Chips fall into slots, things fall into place, and the reader realizes a great truth: Captain Kirk/T. J. Hooker/Denny Crane is 80 years old.
And he was saying something about cake:
“It’s only now, as I approach the same age my mother was those many years ago that I realize what a . . . great . . . rule this is.
“And it comes down to this: Life is hard; get as much free cake as you possibly can. My mother deserved it, I deserve it, and you deserve it. And make a wish when you blow out the candle.”
Inspired by his mother’s simple rule, William Shatner, in the hopes of milking the concept into a book-length manuscript that could be the published as the latest in the long, long line of celebrity “books” and “memoirs,” has given his work a catchy subtitle: Your Guide to Understanding the Shatnerverse and the World at Large, complete with that word “Shatnerverse” that should be good enough to lure a few Trekkies (or their mothers, in search of a Christmas gift) into buying said book.
However, something funny happened along the callous and money-grubbing path toward publication, and that funny thing is the book itself.
With a sense of humor, a zest for life, and an oversized ego that have in no way been diminished by age, Mr. Shatner has, in his Shatner Rules, managed to corral a herd of wry comments and a few outright belly-laughs into a memoir that surprisingly also proves remarkably revealing of the man himself. Few Hollywood autobiographies published in recent years have yielded half as candid a portrait of their subject. The reader just has to pick among the jokes to dig up the kernels of truth.
First there are the “rules” themselves, all caged within simple homilies based in the actor’s life experiences. From deciding against all reasonable advice to allow himself to be roasted on Comedy Central, Mr. Shatner takes the rule: “Say ‘Yes’” and shares, as his reason for agreeing to appear along with those he refers to as “comedy inquisitors,” an old actors adage:
“Only stuntmen get hurt.”
He does this in a manner that suggests you are a guest at his party and he is standing in front of you, waving his hands in your direction to get your full attention, before launching into a story that’s been told many, many times before, always to good and lighthearted result.
You get the idea. This is a book written by a man who loves the sound of applause.
Each chapter presents a rule or two, a few of what are, in this book referred to as “Fun Factners” (example: One of Candice Bergen’s first films was The Sand Pebbles, which was also my nickname for my kidney stones) and an anecdote which, more often than not, references “Star Trek,” “Boston Legal” or horses. The format allows Mr. Shatner to laughingly settle some old scores (George Takei, David E. Kelley) or to share information about his life and loves (horses, grandchildren).
Along the way, the reader dodges any number of ricocheting quips, barbs, and memory shards:
About his iconic role: “‘Star Trek’ never really caught on with audiences, ran for three seasons, and was canceled. I wish I had taken notes at the time, because you people sure do have a lot of questions about it.”

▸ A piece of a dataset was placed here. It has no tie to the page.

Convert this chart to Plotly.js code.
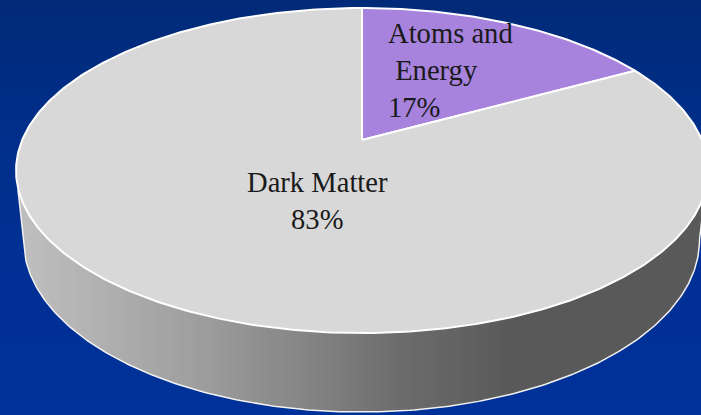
<!DOCTYPE html>
<html><head><meta charset="utf-8">
<script src="https://cdn.plot.ly/plotly-3.0.1.min.js"></script>
<style>html,body{margin:0;padding:0;background:#002f8e}#c{width:701px;height:415px}</style>
</head><body><div id="c"></div>
<script>
const labels = ["Atoms and<br>\u00a0Energy", "Dark Matter"];
const values = [17, 83];
const sliceColors = ["#a783dd", "#d8d8d8"];
const sidePos = [0, 0.26, 0.41, 0.556, 0.72, 1];
const sideGray = [190, 157, 133, 108, 89, 89];
const bgY = [0, 120, 260, 415];
const bgColors = [[1,42,120],[0,46,136],[0,48,148],[0,49,154]];

const W = 701, H = 415, CX = 362, CY = 140;
const A = 339.8, B = 156.8, K = 0.188;
const PX = x => (x - CX) / A, PY = y => (CY - y) / B;
const proj = t => { const w = 1 + K * Math.cos(t); return [Math.sin(t) / w, Math.cos(t) / w]; };
const lerp = (a, b, f) => a + (b - a) * f;

function arc(t0, t1) {
  const xs = [], ys = [];
  const n = Math.max(4, Math.ceil((t1 - t0) * 80));
  for (let i = 0; i <= n; i++) {
    const p = proj(lerp(t0, t1, i / n));
    xs.push(p[0]); ys.push(p[1]);
  }
  return [xs, ys];
}

// Lower outline of the pie's side, in pixels
const bot = {cx: 361.5, cy: 240, rx: 338, ry: 172};
const wallL = {x: 18, y: 190}, wallR = {x: 703.5, y: 205};
const lowerY = x => {
  const xl = bot.cx - bot.rx, xr = bot.cx + bot.rx;
  if (x < xl) return lerp(wallL.y, bot.cy, (x - wallL.x) / (xl - wallL.x));
  if (x > xr) return lerp(bot.cy, wallR.y, (x - xr) / (wallR.x - xr));
  const d = (x - bot.cx) / bot.rx;
  return bot.cy + bot.ry * Math.sqrt(Math.max(0, 1 - d * d));
};
function grayAt(f) {
  if (f <= 0) return sideGray[0];
  for (let i = 1; i < sidePos.length; i++) {
    if (f <= sidePos[i]) {
      return Math.round(lerp(sideGray[i - 1], sideGray[i], (f - sidePos[i - 1]) / (sidePos[i] - sidePos[i - 1])));
    }
  }
  return sideGray[sideGray.length - 1];
}

const traces = [];
// Background gradient
const zRows = [], yRows = [];
for (let y = 0; y <= H; y += 5) { yRows.push(PY(y)); zRows.push([y, y]); }
const cs = bgY.map((y, i) => [y / H, `rgb(${bgColors[i].join(",")})`]);
traces.push({type: "heatmap", x: [PX(0), PX(W)], y: yRows, z: zRows, zmin: 0, zmax: H,
  colorscale: cs, showscale: false, hoverinfo: "skip", zsmooth: "best"});

// Side wall: gradient strips
const x0 = wallL.x, x1 = wallR.x, strip = 4;
for (let x = x0; x < x1; x += strip) {
  const xs = [], ys = [];
  const xe = Math.min(x + 2 * strip, x1);
  for (let q = x; q <= xe; q += 0.5) { xs.push(PX(q)); ys.push(PY(lowerY(q))); }
  xs.push(PX(xe), PX(x)); ys.push(PY(180), PY(180));
  const g = grayAt((x - 26) / 671);
  traces.push({type: "scatter", mode: "lines", x: xs, y: ys, fill: "toself",
    fillcolor: `rgb(${g},${g},${g})`, line: {width: 0}, hoverinfo: "skip"});
}
// Outline of side wall
const ox = [PX(wallL.x)], oy = [PY(wallL.y)];
for (let i = 0; i <= 240; i++) {
  const t = Math.PI * (1 - i / 240);
  const px = bot.cx + bot.rx * Math.cos(t), py = bot.cy + bot.ry * Math.sin(t);
  ox.push(PX(px)); oy.push(PY(py));
}
ox.push(PX(wallR.x)); oy.push(PY(wallR.y));
traces.push({type: "scatter", mode: "lines", x: ox, y: oy,
  line: {color: "#f2f2f2", width: 1.5}, hoverinfo: "skip"});

// Top face slices, from the values
const total = values.reduce((a, b) => a + b, 0);
let ang = 0;
values.forEach((v, i) => {
  const t1 = ang + v / total * 2 * Math.PI;
  const [xs, ys] = arc(ang, t1);
  traces.push({type: "scatter", mode: "lines", x: [0, ...xs, 0], y: [0, ...ys, 0], fill: "toself",
    fillcolor: sliceColors[i], line: {color: "#ffffff", width: 2}, hoverinfo: "skip"});
  ang = t1;
});

const note = (i, px, py) => ({
  xref: "paper", yref: "paper", x: px / W, y: 1 - py / H, xanchor: "left", yanchor: "top",
  align: i === 1 ? "center" : "left", showarrow: false,
  text: labels[i] + "<br>" + values[i] + "%",
  font: {family: "Liberation Serif, serif", size: 28.6, color: "#1a1a1a"}
});

Plotly.newPlot("c", traces, {
  width: W, height: H, margin: {l: 0, r: 0, t: 0, b: 0},
  paper_bgcolor: "#002f8e", plot_bgcolor: "rgba(0,0,0,0)", showlegend: false,
  xaxis: {range: [PX(0), PX(W)], visible: false, fixedrange: true},
  yaxis: {range: [PY(H), PY(0)], visible: false, fixedrange: true},
  annotations: [note(0, 386, 16), note(1, 245, 165)]
}, {staticPlot: true, displayModeBar: false});
</script></body></html>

About his health: “For many years, I suffered from tinnitus. Now, it only flares up when I don’t want to listen to all those questions about ‘Star Trek.’”
About horses: “Seeing one of these animals in action is not unlike watching a ballerina at work.”

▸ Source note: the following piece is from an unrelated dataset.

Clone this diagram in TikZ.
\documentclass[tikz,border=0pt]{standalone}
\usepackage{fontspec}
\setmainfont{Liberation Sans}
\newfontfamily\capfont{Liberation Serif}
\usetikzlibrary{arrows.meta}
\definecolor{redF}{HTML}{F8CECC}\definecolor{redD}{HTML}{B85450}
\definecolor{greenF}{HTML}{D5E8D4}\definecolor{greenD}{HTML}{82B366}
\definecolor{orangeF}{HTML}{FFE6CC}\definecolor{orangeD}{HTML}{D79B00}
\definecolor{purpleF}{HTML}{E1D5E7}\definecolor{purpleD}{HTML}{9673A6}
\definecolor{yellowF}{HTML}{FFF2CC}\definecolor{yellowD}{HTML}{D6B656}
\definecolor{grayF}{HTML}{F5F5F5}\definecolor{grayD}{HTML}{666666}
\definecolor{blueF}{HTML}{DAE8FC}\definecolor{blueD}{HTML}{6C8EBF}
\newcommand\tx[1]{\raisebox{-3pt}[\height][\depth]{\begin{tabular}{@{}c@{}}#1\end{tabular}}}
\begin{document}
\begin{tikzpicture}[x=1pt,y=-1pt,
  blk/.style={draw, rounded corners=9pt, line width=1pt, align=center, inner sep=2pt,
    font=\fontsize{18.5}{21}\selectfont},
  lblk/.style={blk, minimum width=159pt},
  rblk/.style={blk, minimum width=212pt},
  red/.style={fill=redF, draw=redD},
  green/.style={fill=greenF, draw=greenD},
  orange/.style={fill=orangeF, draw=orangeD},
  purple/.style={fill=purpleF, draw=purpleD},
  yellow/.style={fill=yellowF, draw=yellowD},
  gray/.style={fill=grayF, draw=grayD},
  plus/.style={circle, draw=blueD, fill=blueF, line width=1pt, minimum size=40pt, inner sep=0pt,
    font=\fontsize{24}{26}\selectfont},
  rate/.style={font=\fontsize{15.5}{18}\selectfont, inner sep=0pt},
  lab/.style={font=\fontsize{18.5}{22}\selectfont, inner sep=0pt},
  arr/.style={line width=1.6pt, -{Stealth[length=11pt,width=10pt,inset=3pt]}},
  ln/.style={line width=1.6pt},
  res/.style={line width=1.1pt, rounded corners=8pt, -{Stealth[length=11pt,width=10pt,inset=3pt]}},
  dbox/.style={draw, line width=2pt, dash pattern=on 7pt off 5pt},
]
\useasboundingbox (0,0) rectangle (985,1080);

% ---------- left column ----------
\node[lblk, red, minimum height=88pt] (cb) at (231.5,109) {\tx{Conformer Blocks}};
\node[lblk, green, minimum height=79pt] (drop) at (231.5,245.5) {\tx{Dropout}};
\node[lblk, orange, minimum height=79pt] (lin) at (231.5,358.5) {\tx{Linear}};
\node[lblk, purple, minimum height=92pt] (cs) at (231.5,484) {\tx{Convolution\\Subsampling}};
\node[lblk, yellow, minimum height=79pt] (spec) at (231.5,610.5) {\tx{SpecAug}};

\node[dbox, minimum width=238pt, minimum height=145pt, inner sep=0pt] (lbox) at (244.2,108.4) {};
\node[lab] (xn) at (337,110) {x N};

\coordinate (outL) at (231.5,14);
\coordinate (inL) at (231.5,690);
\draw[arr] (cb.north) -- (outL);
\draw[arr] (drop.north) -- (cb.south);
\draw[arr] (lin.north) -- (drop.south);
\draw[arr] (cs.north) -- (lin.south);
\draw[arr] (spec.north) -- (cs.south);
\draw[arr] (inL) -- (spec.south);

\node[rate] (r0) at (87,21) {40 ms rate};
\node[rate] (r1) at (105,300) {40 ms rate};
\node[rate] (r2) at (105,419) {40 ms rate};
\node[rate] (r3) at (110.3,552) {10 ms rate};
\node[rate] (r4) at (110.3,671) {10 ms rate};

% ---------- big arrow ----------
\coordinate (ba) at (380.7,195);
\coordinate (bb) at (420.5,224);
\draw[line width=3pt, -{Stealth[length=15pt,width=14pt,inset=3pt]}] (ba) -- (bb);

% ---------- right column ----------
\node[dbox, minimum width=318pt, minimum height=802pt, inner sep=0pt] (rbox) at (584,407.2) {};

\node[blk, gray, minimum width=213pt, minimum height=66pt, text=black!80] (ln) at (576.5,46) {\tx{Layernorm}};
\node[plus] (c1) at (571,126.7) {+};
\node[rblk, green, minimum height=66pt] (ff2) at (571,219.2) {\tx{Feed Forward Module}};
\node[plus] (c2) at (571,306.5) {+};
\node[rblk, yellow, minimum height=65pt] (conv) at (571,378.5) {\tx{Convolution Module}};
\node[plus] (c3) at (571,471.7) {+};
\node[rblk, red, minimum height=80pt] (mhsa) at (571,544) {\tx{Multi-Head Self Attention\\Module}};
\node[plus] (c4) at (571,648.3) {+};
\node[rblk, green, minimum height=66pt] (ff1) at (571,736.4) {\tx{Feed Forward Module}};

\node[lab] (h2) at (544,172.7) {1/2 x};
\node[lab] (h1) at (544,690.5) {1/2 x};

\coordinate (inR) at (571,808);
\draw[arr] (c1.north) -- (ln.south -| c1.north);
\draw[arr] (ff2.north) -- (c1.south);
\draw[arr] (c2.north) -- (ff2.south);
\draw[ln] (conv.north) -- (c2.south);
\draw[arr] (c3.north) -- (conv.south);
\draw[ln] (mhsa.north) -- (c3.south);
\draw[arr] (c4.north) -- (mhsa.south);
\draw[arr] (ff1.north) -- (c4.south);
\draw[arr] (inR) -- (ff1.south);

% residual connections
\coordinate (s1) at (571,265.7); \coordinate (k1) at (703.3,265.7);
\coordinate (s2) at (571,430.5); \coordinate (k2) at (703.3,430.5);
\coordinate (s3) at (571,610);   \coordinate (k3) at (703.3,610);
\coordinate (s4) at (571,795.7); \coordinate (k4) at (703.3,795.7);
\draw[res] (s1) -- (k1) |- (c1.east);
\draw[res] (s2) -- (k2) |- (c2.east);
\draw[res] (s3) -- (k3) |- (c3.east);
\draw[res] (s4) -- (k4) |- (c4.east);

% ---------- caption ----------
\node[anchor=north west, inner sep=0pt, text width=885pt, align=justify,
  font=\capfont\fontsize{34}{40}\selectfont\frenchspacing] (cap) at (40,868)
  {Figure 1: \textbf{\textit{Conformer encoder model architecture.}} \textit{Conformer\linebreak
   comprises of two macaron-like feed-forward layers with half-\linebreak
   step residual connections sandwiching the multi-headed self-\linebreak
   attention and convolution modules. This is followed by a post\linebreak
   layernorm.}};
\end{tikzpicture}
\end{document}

About his recording career: “I tried to explain . . . what I was attempting to do with The Transformed Man, which was link great literature of the past with great modern literature—the poetry found in many songs of the sixties.” (The result was, in part, a classically bad version of “Lucy in the Sky with Diamonds.”)

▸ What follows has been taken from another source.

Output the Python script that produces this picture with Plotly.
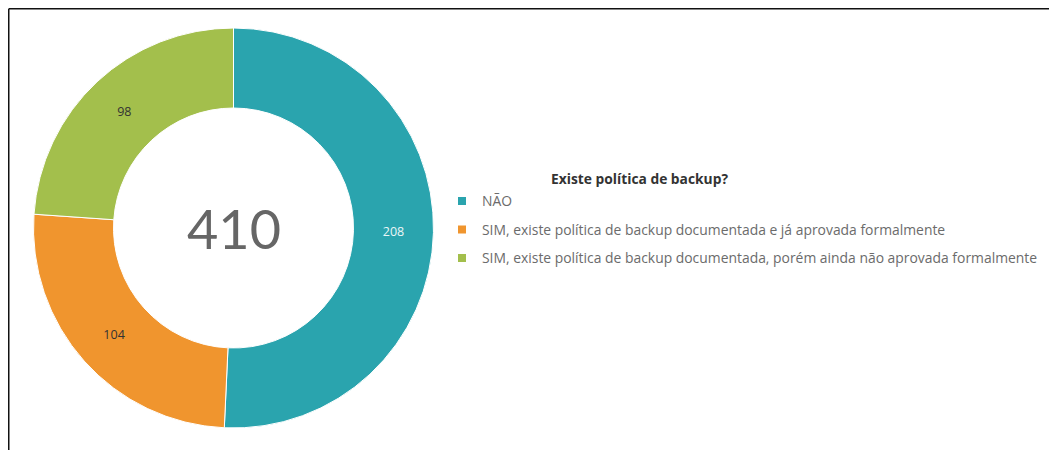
import plotly.graph_objects as go

categories = [
    "NÃO",
    "SIM, existe política de backup documentada e já aprovada formalmente",
    "SIM, existe política de backup documentada, porém ainda não aprovada formalmente",
]
values = [208, 104, 98]
colors = ["#2aa4ae", "#f0952e", "#a3bf4c"]
label_colors = ["#eaf6f7", "#333333", "#333333"]
total_label = str(sum(values))
legend_title = "Existe política de backup?"

W, H = 1057, 450
OFF = 8  # page body margin: figure coords = page coords - OFF
FONT = "Open Sans"


def px(x):
    return (x - OFF) / W


def py(y):
    return (H - (y - OFF)) / H


fig = go.Figure()

cx, cy, r = 233.5, 228, 200
fig.add_trace(go.Pie(
    labels=categories,
    values=values,
    hole=0.6,
    sort=False,
    direction="clockwise",
    rotation=0,
    marker=dict(colors=colors, line=dict(color="white", width=1)),
    textinfo="value",
    textposition="inside",
    insidetextorientation="horizontal",
    textfont=dict(family=FONT, size=12.5, color=label_colors),
    showlegend=False,
    domain=dict(x=[px(cx - r), px(cx + r)], y=[py(cy + r), py(cy - r)]),
))

# legend entries (one per category, so the spacing between them can be set)
for cat, col in zip(categories, colors):
    fig.add_trace(go.Scatter(
        x=[None], y=[None], mode="markers",
        marker=dict(symbol="square", size=8, color=col),
        name=cat, legendgroup=cat, showlegend=True, hoverinfo="skip",
    ))

fig.update_layout(
    width=W, height=H,
    margin=dict(l=0, r=0, t=0, b=0),
    paper_bgcolor="white",
    plot_bgcolor="white",
    xaxis=dict(visible=False),
    yaxis=dict(visible=False),
    legend=dict(
        x=px(442), xanchor="left",
        y=py(185.5), yanchor="top",
        font=dict(family=FONT, size=13.9, color="#6b6b6b"),
        tracegroupgap=7.4,
        bgcolor="rgba(0,0,0,0)",
        borderwidth=0,
        itemclick=False,
    ),
    annotations=[
        dict(text=total_label, x=px(cx), y=py(cy), xref="paper", yref="paper",
             showarrow=False, xanchor="center", yanchor="middle",
             font=dict(family="Lato", size=54, color="#666666")),
        dict(text="<b>" + legend_title + "</b>", x=px(639), y=py(178),
             xref="paper", yref="paper", showarrow=False,
             xanchor="center", yanchor="middle",
             font=dict(family=FONT, size=13.8, color="#333333")),
    ],
    shapes=[
        dict(type="line", xref="paper", yref="paper", x0=0.75 / W, x1=1,
             y0=(H - 0.75) / H, y1=(H - 0.75) / H,
             line=dict(color="#111111", width=1.5)),
        dict(type="line", xref="paper", yref="paper", x0=0.75 / W, x1=0.75 / W,
             y0=0, y1=(H - 0.75) / H,
             line=dict(color="#111111", width=1.5)),
    ],
)

fig.write_html("out.html")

About Facebook: “I had had my Facebook profile for a few years. I’d been taking quizzes, tending my Farmville animals, poking and getting poked, and in March of 2011, the overlords inside the fortress of Facebook mountain decide that I was a fake William Shatner and deleted me.”
And about himself: “Depending on the location, when you meet me, you probably won’t meet Shatner. I will probably be in Bob mode. Bill’s a very nice guy. He likes horses, and his kids and grandkids. Bill adores his wife. Bill turns the lights off at night and makes sure the bills get paid, and he memorizes his lines during his spare time so he doesn’t get fired from his current job. That’s who Bill is.”
And during the parts of the book in which things get written in “Bill mode,” the results are surprisingly candid. Like the part about his previous’ wife’s sudden and early death from drowning and the brief time he spent as a potential murder suspect.
And the part where he speaks to his personal dread of mortality and his fear for the mortality of planet Earth. (“I often felt like my character in the classic ‘Twilight Zone’ episode ‘Nightmare at 20,000 feet.’ I was shouting about impending disaster, but no one was listening.”)
And this sweet part, about his moment of clarity, experienced in the Himalayas, while he was staying at an ancient Buddhist temple, sometime during the 1980s:
“The enlightenment was this: that there exists nowhere on Earth a ‘soulful place,’ but that all, everywhere you are, is the soulful place. I could achieve what the Buddhist monks were trying to achieve in the valley at the confluence of Mount Everest and all those other holy mountains—wherever I was.
“This entire world is filled with mystical qualities, including my little slice of the world, with its horses and dogs and loved ones and that paradise and enlightenment are always within my reach.”
Of course, here, at this point, Mr. Shatner intrudes, to comment:
“Although, honestly, I wish that wave of perception had come to me on the first night in Tibet. I would have hotfooted it to the nearest resort as soon as possible. Enlightenment can arrive in a hot tub, too.”
And so it goes. In the end, Shatner’s Rules, like Shatner’s ego and Shatner’s vocal patterns, are uniquely his own. And having learned his life’s lessons well, William Shatner does not just want cake—he takes it as well.